Blackalicious : Soleil noir
Musique

Blackalicious : Soleil noir

Contrairement à ce que certains prétendent, ça bouge drôlement du côté de la Côte Ouest dans le petit monde du hip-hop. Alors que certains gros canons de la région semblent avoir du plomb dans l’aile, une nouvelle génération d’indépendants novateurs émerge de l’underground pour se tailler une place au soleil. Cette année, le FIJM accueille Blackalicious, l’une des plus brillantes formations de San  Francisco.

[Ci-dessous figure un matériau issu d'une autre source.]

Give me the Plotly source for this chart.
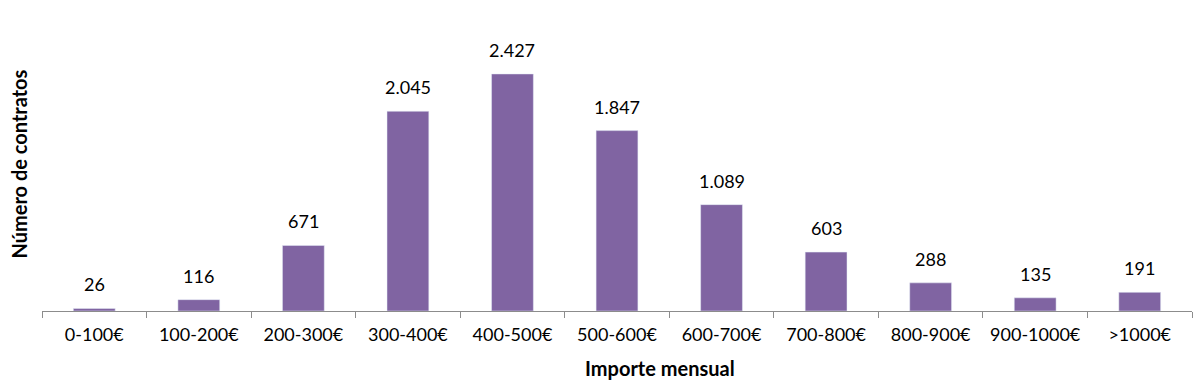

Contrairement à ce que certains prétendent, ça bouge drôlement du côté de la Côte-Ouest dans le petit monde du hip-hop. Alors que certains gros canons de la région semblent avoir du plomb dans l’aile, une nouvelle génération d’indépendants novateurs émerge de l’underground pour se tailler une place au soleil. Cette année, le FIJM accueille Blackalicious, l’une des plus brillantes formations de San Francisco.
De la plume de quelqu’un qui n’est pas un habitué de la chronique hip-hop, une telle affirmation est à prendre avec un grain de sel, mais allons-y tout de même: Nia est ni plus ni moins que l’un des meilleurs disques hip-hop entendus depuis des lustres. Et si l’on peut avoir l’impression d’être loin du jazz, et que les beats de Chief Xcel ne possèdent pas l’étourdissante dextérité de ceux de son compagnon de label DJ Shadow, la musique de Blakalicious témoigne d’une richesse qui lui est propre. Sur des basses bien appuyées, Xcel étale une impressionnante palette de sons: du vieux soul, beaucoup de lignes mélodiques de piano, des rythmes africains (Smithzonian Institute of Rhyme), des relectures old school (sur Cliff Hanger, il organise un croisement entre Afrika Baambaata et un violon) et une abondance d’échantillonnages à la gloire du panafricanisme. Cet éclatement sonore est égalé par les prouesses vocales de Gift of Gab, rapper à la fois hyperactif (les allitérations de A to G ont de quoi donner le vertige) et très relax. "Ce qui fait la particularité de notre groupe, c’est la chimie qui existe entre Xcel et moi, lance Gab. Le hip-hop a toujours porté en lui un élément de compétition, mais la plupart du temps, ce sont les M.C. et les D.J. de différents crews qui s’affrontent; avec Blackalicious, la compétition se passe à l’interne: Xcel m’apporte des sons tellement hallucinants que ça me force à me dépasser."
Parlant de dépassement, malgré une rage de dents à faire pleurer un prospecteur d’or (il dut d’ailleurs interrompre l’entretien pour apprendre de son dentiste qu’il allait hériter d’un traitement de canal), Gift of Gab s’acquitte avec diligence de ses tâches promotionnelles et accumule les interviews en prévision de son passage à Montréal. "Jouer dans un festival de jazz? It’s all good man, pretty phat! On n’est pas fermés à quoi que ce soit, ce qui explique que l’on touche tant les fans purs et durs de hip-hop que des gens qui ne s’y intéresseraient pas normalement. Jaunes, blancs, rouges, il y a de tout dans un concert de Blackalicious."
En fait, Gift of Gab est prêt à tout, sauf à recourir aux clichés, et Nia se distingue surtout par son attitude, à mille lieues des poses grotesques de la majorité des gangsta rappers. Mieux, le groupe dénonce même les nombreuses dérives du mouvement hip-hop. Shallow Days est une charge contre la glorification de la violence et Deception raconte les hauts et les bas d’un one-hit wonder imaginaire. "Ce qui est important, c’est de perpétuer la culture, pas de s’attacher aux choses superficielles comme les chars et l’argent", lance le rapper. Pas facile à faire, dans un mouvement où la quête du profit semble maintenant faire partie de la culture… "C’est simplement une question d’intégrité et de respect de soi, réplique Gab. Ce n’est pas une chanson contre le gangsta rap, mais contre ceux qui prennent des poses dans le seul but de faire la piasse."
Membres du collectif Quannum, où l’on retrouve entre autres Latyrx et le Shadow mentionné plus haut, les gars de Blackalicious contribuent à rehausser les standards de qualité et d’originalité du hip-hop moderne. "La scène est très stimulante en ce moment, concède Gab. Je sais que c’est très cyclique, mais je crois que nous vivons présentement une sorte de renaissance du mouvement hip-hop. Des disques fabuleux sont sortis ses derniers temps: Mos Def, Jurassic Five, Dilated People… tous ces gens font bouger le hip-hop dans de nouvelles directions." Vous pouvez ajouter Blackalicious à cette liste.